Release Me (Stark Trilogy, #1)(126)



Francis passes by the window again, still fingering the popped zit and speaking now on his cell phone. She does not feel particularly surprised at his presence here: he has always felt to her more shadow and bone than flesh and blood. He is an informer. She can hear his voice more clearly and makes out the words imminent and campus shutdown.

That is enough to send her racing into the night. Midway across campus she observes the windmill. Even now, from several hundred yards away, she can hear the hum, along with the blades whir-whir-whirring as they cut the air. A red light blinks a warning.





Chapter 51



THE EXECUTION WILL take place at eight p.m.—the very minute the presidential polls close.

The tribunal that convicted Saber deliberated less than an hour before recommending he be put to death. The defendant’s remorseless courtroom monologue—in which he questioned who the real monster was and demanded that lycans rise up against the American war machine—only convinced the tribunal that they made the right decision. The judge was permitted to reduce the death penalty to life without parole, but he did not. He imposed the sentence—and now, on this November evening, with ice in the air and stars in the sky, with no possibility of an appeal or stay of execution, the sentence will be carried out.

After the verdict was imposed, Jeremy was transferred thirty miles south of Denver, to the supermax detention center, a white-roofed, brick-walled structure with a lake of asphalt around it that spreads into brown-grass plains.

The crowd began gathering earlier that day, soon after the president released a statement that said, “Saber met the fate he chose for himself nearly a year ago.

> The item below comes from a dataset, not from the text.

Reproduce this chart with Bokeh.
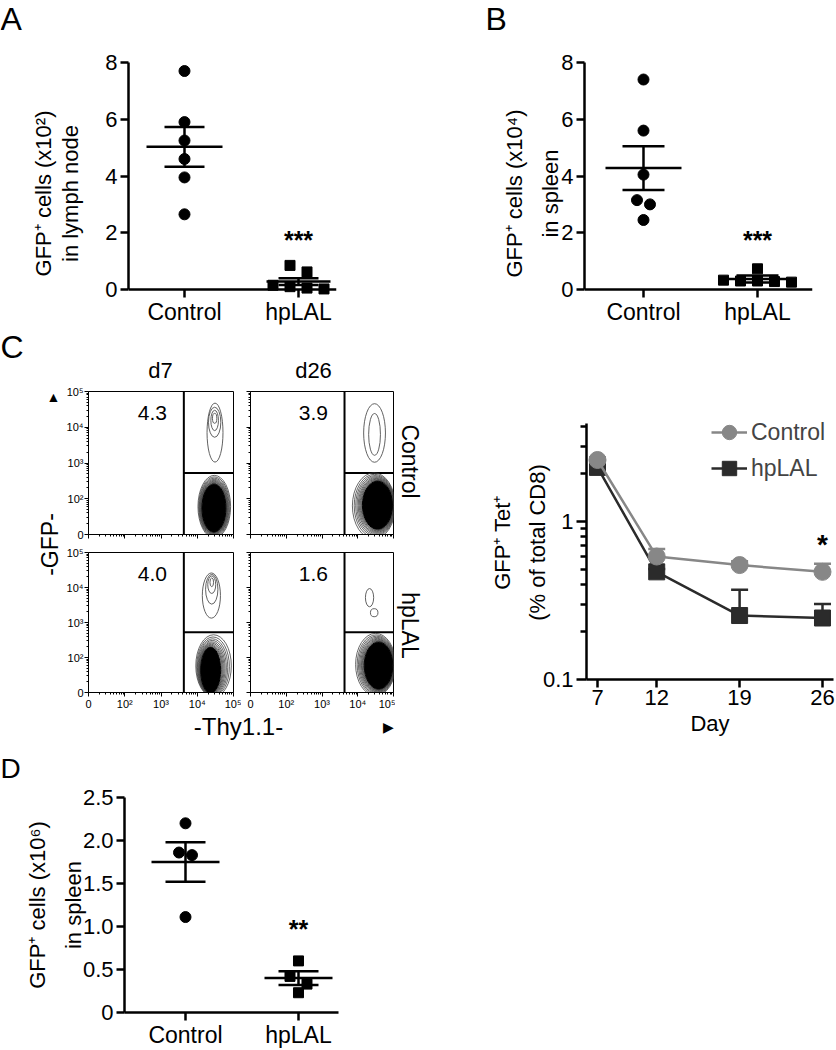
import numpy as np
from bokeh.plotting import figure
from bokeh.models import (Range1d, FixedTicker, Label, Legend, LegendItem,
                          Whisker, TeeHead, ColumnDataSource)
from bokeh.layouts import row, column
from bokeh.embed import file_html
from bokeh.resources import INLINE

FONT = "Liberation Sans"
GRAY = "#878787"
DARK = "#2b2b2b"

# ---------------- data ----------------
groups = ["Control", "hpLAL"]

a_ctrl = [7.7, 5.9, 5.25, 4.6, 3.95, 2.65]
a_hp = [0.85, 0.62, 0.15, 0.10, 0.05, 0.02]
a_mean = [5.03, 0.28]
a_sem = [0.70, 0.12]

b_ctrl = [7.4, 5.6, 4.05, 3.15, 3.0, 2.45]
b_hp = [0.73, 0.33, 0.30, 0.30, 0.28, 0.26]
b_mean = [4.28, 0.37]
b_sem = [0.77, 0.12]

d_ctrl = [2.2, 1.86, 1.83, 1.11]
d_hp = [0.60, 0.42, 0.33, 0.23]
d_mean = [1.75, 0.40]
d_sem = [0.23, 0.08]

days = [7, 12, 19, 26]
tet_ctrl = [2.45, 0.60, 0.53, 0.48]
tet_ctrl_up = [2.55, 0.67, 0.56, 0.54]
tet_hp = [2.20, 0.48, 0.254, 0.245]
tet_hp_up = [2.30, 0.50, 0.37, 0.30]

flow_days = ["d7", "d26"]
flow_rows = ["Control", "hpLAL"]
flow_pct = [["4.3", "3.9"], ["4.0", "1.6"]]
flow_tick_labels = ["0", "10²", "10³", "10⁴", "10⁵"]
gate_x = 2.63
gate_y = 1.72
# contour ellipses (cx, cy, w, h) in decade units
up_d7_ctrl = [(3.49, 2.85, 0.44, 1.65), (3.48, 3.14, 0.34, 0.84),
              (3.48, 3.19, 0.21, 0.57), (3.48, 3.25, 0.12, 0.28)]
lo_d7_ctrl = [(3.47, 0.78, 0.90, 1.75), (3.46, 0.74, 0.66, 1.35)]
up_d26_ctrl = [(3.47, 2.84, 0.61, 1.64), (3.47, 2.80, 0.33, 1.17)]
lo_d26_ctrl = [(3.45, 0.80, 1.20, 1.85), (3.55, 0.82, 0.84, 1.35)]
up_d7_hp = [(3.39, 2.77, 0.50, 1.29), (3.40, 2.95, 0.34, 0.85),
            (3.40, 3.08, 0.22, 0.50), (3.40, 3.15, 0.10, 0.25)]
lo_d7_hp = [(3.45, 0.76, 0.98, 1.78), (3.37, 0.64, 0.55, 1.32)]
up_d26_hp = [(3.33, 2.71, 0.23, 0.52), (3.46, 2.28, 0.21, 0.23)]
lo_d26_hp = [(3.50, 0.80, 1.12, 1.78), (3.58, 0.77, 0.80, 1.35)]


# ---------------- helpers ----------------
def swarm(vals, ppu_y, ppu_x, d, thr):
    vals = np.asarray(vals, float)
    order = np.argsort(-vals)
    offs = np.zeros(len(vals))
    clusters, cur = [], [order[0]]
    for i in order[1:]:
        if abs(vals[cur[-1]] - vals[i]) * ppu_y < thr:
            cur.append(i)
        else:
            clusters.append(cur)
            cur = [i]
    clusters.append(cur)
    for c in clusters:
        n = len(c)
        for k, i in enumerate(c):
            offs[i] = (k - (n - 1) / 2) * d / ppu_x
    return offs


def base_fig(W, H, bl, br, bt, bb, xr, yr, **kw):
    p = figure(width=W, height=H, x_range=Range1d(*xr), y_range=Range1d(*yr),
               output_backend="svg", toolbar_location=None, title=None,
               min_border_left=bl, min_border_right=br, min_border_top=bt,
               min_border_bottom=bb, frame_align=False, **kw)
    p.grid.visible = False
    p.outline_line_color = None
    return p


def blank_fig(W, H):
    p = figure(width=W, height=H, x_range=Range1d(0, 1), y_range=Range1d(0, 1),
               x_axis_type=None, y_axis_type=None, min_border=0,
               min_border_left=0, min_border_right=0, min_border_top=0,
               min_border_bottom=0, frame_align=False,
               output_backend="svg", toolbar_location=None, title=None)
    p.grid.visible = False
    p.outline_line_color = None
    return p


def lab(p, x, y, text, size, units="screen", align="center", baseline="middle",
        angle=0.0, style="normal", color="black"):
    p.add_layout(Label(x=x, y=y, x_units=units, y_units=units, text=text,
                       text_font=FONT, text_font_size=size, text_align=align,
                       text_baseline=baseline, angle=angle, text_font_style=style,
                       text_color=color))


def style_axis(ax, lw=2.5, tick=8, lh=1.1):
    ax.axis_line_width = lw
    ax.axis_line_color = "black"
    ax.major_tick_line_width = lw
    ax.major_tick_line_color = "black"
    ax.major_tick_out = tick
    ax.major_tick_in = 0
    ax.major_label_text_font = FONT
    ax.major_label_text_color = "black"
    ax.axis_label_text_font = FONT
    ax.axis_label_text_font_style = "normal"
    ax.axis_label_text_font_size = "22px"
    ax.axis_label_text_color = "black"
    ax.axis_label_text_line_height = lh


def dot_panel(ctrl, hp, mean, sem, mean_w, sem_w, yticks, yover, ylabel, stars,
              star_y, W, H, bl, br, bt, bb, xr, yr, ybounds, ppu_x, ppu_y,
              ylab_standoff, ylab_lh):
    p = base_fig(W, H, bl, br, bt, bb, xr, yr)
    xa, ya = p.xaxis[0], p.yaxis[0]
    style_axis(xa)
    style_axis(ya, lh=ylab_lh)
    xa.ticker = FixedTicker(ticks=[1, 2])
    xa.major_label_overrides = {1: groups[0], 2: groups[1]}
    xa.minor_tick_line_color = None
    xa.major_label_text_font_size = "23px"
    xa.major_label_standoff = 1
    ya.ticker = FixedTicker(ticks=yticks)
    ya.minor_tick_line_color = None
    if yover:
        ya.major_label_overrides = yover
    ya.bounds = ybounds
    ya.major_label_text_font_size = "22px"
    ya.major_label_standoff = 3
    ya.axis_label = ylabel
    ya.axis_label_standoff = ylab_standoff
    if yr[0] < 0:
        xa.fixed_location = 0

    cx = 1 + swarm(ctrl, ppu_y, ppu_x, 13, 9)
    hx = 2 + swarm(hp, ppu_y, ppu_x, 17, 8)
    p.scatter(cx, ctrl, marker="circle", size=11, color="black")
    p.scatter(hx, hp, marker="square", size=10, color="black")
    lo = [m - s for m, s in zip(mean, sem)]
    hi = [m + s for m, s in zip(mean, sem)]
    p.segment(x0=[1, 2], y0=lo, x1=[1, 2], y1=hi, line_width=2.5, line_color="black")
    p.scatter([1, 2], mean, marker="dash", size=mean_w, line_width=2.5,
              line_color="black")
    p.scatter([1, 2, 1, 2], lo + hi, marker="dash", size=sem_w + sem_w,
              line_width=2.5, line_color="black")
    lab(p, 2, star_y, stars, "25px", units="data", style="bold")
    return p


# ---------------- row 1: panels A and B ----------------
strip_AB = blank_fig(836, 36)
lab(strip_AB, 0, 18, "A", "32px", align="left")
lab(strip_AB, 485, 18, "B", "32px", align="left")

pA = dot_panel(a_ctrl, a_hp, a_mean, a_sem, [76, 64], [40, 40],
               [0, 2, 4, 6, 8], None, "GFP⁺ cells (x10²)\nin lymph node",
               "***", 1.73,
               420, 292, 128, 84, 26, 4, (0.5088, 2.3333), (-1.233, 8.0), (0, 8),
               114.0, 28.375, 19, 1.1)

pB = dot_panel(b_ctrl, b_hp, b_mean, b_sem, [76, 70], [42, 42],
               [0, 2, 4, 6, 8], None, "GFP⁺ cells (x10⁴)\nin spleen",
               "***", 1.73,
               416, 292, 164, 24, 26, 4, (0.4825, 2.4825), (-1.233, 8.0), (0, 8),
               114.0, 28.375, -5, 1.45)

# ---------------- panel C: flow plots ----------------
flow_minor = [d + float(np.log10(k)) for d in range(4) for k in range(2, 10)]


def flow_fig(W, H, bl, br, bt, bb, up, lo, pct, show_x, show_y):
    p = base_fig(W, H, bl, br, bt, bb, (0, 4), (0, 4))
    p.outline_line_color = "black"
    p.outline_line_width = 1
    for ax, show in ((p.xaxis[0], show_x), (p.yaxis[0], show_y)):
        style_axis(ax, lw=1, tick=4)
        ax.ticker = FixedTicker(ticks=[0, 1, 2, 3, 4], minor_ticks=flow_minor)
        ax.minor_tick_line_color = "black"
        ax.minor_tick_line_width = 1
        ax.minor_tick_out = 2
        ax.minor_tick_in = 0
        ax.major_label_overrides = {i: (flow_tick_labels[i] if show else "")
                                    for i in range(5)}
        ax.major_label_text_font_size = "11px" if show else "1px"
        ax.major_label_standoff = 1 if show else 0
    # gates
    p.segment(x0=[gate_x, gate_x], y0=[0, gate_y], x1=[gate_x, 4], y1=[4, gate_y],
              line_width=2, line_color="black")
    # upper (GFP+) population contours
    p.ellipse(x=[e[0] for e in up], y=[e[1] for e in up],
              width=[e[2] for e in up], height=[e[3] for e in up],
              fill_color=None, line_color="#505050", line_width=0.9)
    # lower population: rings from outer contour to dense core
    o, c = np.array(lo[0]), np.array(lo[1])
    ts = [0.0, 0.18, 0.33, 0.46, 0.58, 0.68, 0.77, 0.85, 0.92]
    rings = [o * (1 - t) + c * t for t in ts]
    p.ellipse(x=[r[0] for r in rings], y=[r[1] for r in rings],
              width=[r[2] for r in rings], height=[r[3] for r in rings],
              fill_color=None, line_color="#404040", line_width=0.8)
    p.ellipse(x=[c[0]], y=[c[1]], width=[c[2]], height=[c[3]],
              fill_color="black", line_color="black")
    lab(p, 1.76, 3.4, pct, "21px", units="data")
    return p


TL = flow_fig(178, 159, 25, 8, 7, 9, up_d7_ctrl, lo_d7_ctrl, flow_pct[0][0], False, True)
TR = flow_fig(154, 159, 9, 2, 7, 9, up_d26_ctrl, lo_d26_ctrl, flow_pct[0][1], False, False)
BL = flow_fig(178, 169, 25, 8, 9, 18, up_d7_hp, lo_d7_hp, flow_pct[1][0], True, True)
BR = flow_fig(154, 169, 9, 2, 9, 18, up_d26_hp, lo_d26_hp, flow_pct[1][1], True, False)

left_strip = blank_fig(63, 384)
lab(left_strip, 0, 366, "C", "32px", align="left")
lab(left_strip, 53, 316, "▲", "14px")
lab(left_strip, 49, 168, "-GFP-", "23px", angle=np.pi / 2)

top_strip = blank_fig(332, 56)
lab(top_strip, 97, 14, flow_days[0], "22px")
lab(top_strip, 250, 14, flow_days[1], "22px")

right_strip = blank_fig(35, 384)
lab(right_strip, 14, 251, flow_rows[0], "23px", angle=-np.pi / 2)
lab(right_strip, 14, 87, flow_rows[1], "23px", angle=-np.pi / 2)

bottom_strip = blank_fig(430, 40)
lab(bottom_strip, 238, 26, "-Thy1.1-", "24px")
lab(bottom_strip, 388, 26, "▶", "14px")

# ---------------- panel C: time course ----------------
pL = base_fig(406, 424, 156, 3, 77, 73, (6.071, 26.929), (0.1, 5.42),
              y_axis_type="log")
xa, ya = pL.xaxis[0], pL.yaxis[0]
style_axis(xa, tick=8)
style_axis(ya, tick=10, lh=1.38)
xa.ticker = FixedTicker(ticks=days)
xa.minor_tick_line_color = None
xa.major_label_text_font_size = "22px"
xa.major_label_standoff = 2
xa.axis_label = "Day"
xa.axis_label_standoff = 3
ya.ticker = FixedTicker(ticks=[0.1, 1],
                        minor_ticks=[0.2, 0.3, 0.4, 0.5, 0.6, 0.7, 0.8, 0.9, 2, 3, 4])
ya.bounds = (0.1, 4.17)
ya.major_label_overrides = {0.1: "0.1", 1: "1"}
ya.minor_tick_line_color = "black"
ya.minor_tick_line_width = 2.5
ya.minor_tick_out = 6
ya.minor_tick_in = 0
ya.major_label_text_font_size = "22px"
ya.major_label_standoff = 3
ya.axis_label = "GFP⁺ Tet⁺\n(% of total CD8)"
ya.axis_label_standoff = -10

src_hp = ColumnDataSource(dict(day=days, m=tet_hp, up=tet_hp_up))
src_c = ColumnDataSource(dict(day=days, m=tet_ctrl, up=tet_ctrl_up))
pL.add_layout(Whisker(base="day", lower="m", upper="up", source=src_hp,
                      line_color=DARK, line_width=2.5, lower_head=None,
                      upper_head=TeeHead(size=17, line_color=DARK, line_width=2.5)))
pL.add_layout(Whisker(base="day", lower="m", upper="up", source=src_c,
                      line_color=GRAY, line_width=2.5, lower_head=None,
                      upper_head=TeeHead(size=17, line_color=GRAY, line_width=2.5)))
r_hl = pL.line("day", "m", source=src_hp, line_color=DARK, line_width=2.5)
r_hm = pL.scatter("day", "m", source=src_hp, marker="square", size=16, color=DARK)
r_cl = pL.line("day", "m", source=src_c, line_color=GRAY, line_width=2.5)
r_cm = pL.scatter("day", "m", source=src_c, marker="circle", size=17, color=GRAY)
lab(pL, 26, 0.715, "*", "28px", units="data", style="bold")

legend = Legend(items=[LegendItem(label=groups[0], renderers=[r_cl, r_cm]),
                       LegendItem(label=groups[1], renderers=[r_hl, r_hm])],
                location=(125, 193), glyph_width=36, glyph_height=36,
                label_text_font=FONT, label_text_font_size="23px",
                label_standoff=4, padding=0, spacing=0, margin=0,
                border_line_color=None, background_fill_alpha=0)
pL.add_layout(legend)

# ---------------- panel D ----------------
strip_D = blank_fig(420, 32)
lab(strip_D, 0, 16, "D", "28px", align="left")

pD = dot_panel(d_ctrl, d_hp, d_mean, d_sem, [68, 68], [40, 40],
               [0, 0.5, 1.0, 1.5, 2.0, 2.5],
               {0: "0", 0.5: "0.5", 1: "1.0", 1.5: "1.5", 2: "2.0", 2.5: "2.5"},
               "GFP⁺ cells (x10⁶)\nin spleen", "**", 0.974,
               420, 266, 124, 82, 13, 34, (0.4602, 2.354), (0.0, 2.5), (0, 2.5),
               113.0, 87.6, -6, 1.45)

# ---------------- layout ----------------
flow_mid = column(top_strip, row(TL, TR), row(BL, BR))
flow_block = column(row(left_strip, flow_mid, right_strip), bottom_strip)
root = column(strip_AB, row(pA, pB), row(flow_block, pL), strip_D, pD)

open("out.html", "w").write(file_html(root, INLINE))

The matter will soon be concluded, and then our country can move on.” At first a few dozen people appeared, and then twice as many, and then twice as many more, every few minutes another vehicle pulling in, until the visitors’ lot was full and the cars and trucks began to park along the road they followed in from US 67. Some wore William Archer sweatshirts and some carried signs that read RESISTANCE NOW and BETTER DEAD THAN DRUGGED.

By lunch the guards had arranged themselves in a wall between the protesters and the facility. They wear riot gear—black hard-shell armor, goggles, helmets, pistols at their belts—and they hold their rifles diagonally before their chests. And by dinner a long line of squad cars, with their blue and red lights flashing, pressed through the crowd and parked in a defensive line and asked everyone, through a loudspeaker, to disperse. No one did.

At seven thirty, they begin to stomp. One foot and then the other. As if they are trying to kick their heels through the asphalt they stand upon, as if they are trying to crack the very shell of the earth. They know the noise can be heard for many miles, can be heard through the cement walls, can be heard by Jeremy Saber when he is escorted by the priest and the two guards down the long hall to the glass-walled execution chamber, his ankles and his wrists bound by hinged cuffs. Their stomping keeps its cadence, like the drumbeats that precipitate war, and when a few minutes later Jeremy is strapped into the chair and a stream of drugs is administered through a needle in his right leg, the noise will still be in his heart.



*



He found them online. Or maybe they found him. He was mouthing off in one of those Internet chat rooms when he got the request for a private chat and then one thing led to another and here he is, however many months later, piloting a Cessna single-engine Skyhawk through a rain-swept sky. It is a little hard to process.

His name is Marvin. No one ever remembered his name. He hated that. Hated that he was so forgettable. “You look like the most ordinary person in the world.” That’s what a girl named Tiffany once told him. He remembered her name. He hated her and for a long time imagined different ways to kill her—pushing her in front of a school bus, slamming her head repeatedly into her locker, strangling her with an athletic sock. He hated her and he hated school. He hated his stupid teachers and the stupid students and the stupid books in which the letters kept moving, crawling all over each other like ants.

But they remembered his name. They treated him like he was somebody. They gave him things. An Xbox, they gave him that. They gave him a gun, a Hardballer .45. For his eighteenth birthday, they gave him a woman. That was nice. Except that she wouldn’t kiss him even though she would let him do everything else. So he ended up just putting his mouth over hers and breathing into it. There have been many since then, most recently a black-haired woman whose sharp face makes him think of a bird. They keep her wrists and ankles handcuffed to a steel frame bed. He doesn’t mind that she spits, that she tries to bite him when he lies with her. He doesn’t mind that at all.

He trained for two months—the medical exam, the forty hours of flight time—and when he learned that it cost three thousand dollars he said he couldn’t possibly pay for that and they said not to worry. They would take care of him. He would never have to pay for anything again. That was nice. He had trouble reading the books, so they read the books to him. That was nice too, being read to. It made him feel like he was their child, like they were his parents. He could remember what he needed to remember—about ground check and throttling to two thousand rpm and checking your magnetos and suction and oil pressure and all that—but he had trouble putting the letters down. They had a copy of the test and they made him practice it over and over again until he got it right. When he got it right, they told him he was smart and he liked that. It was nice. He had never smiled so big in his whole entire life.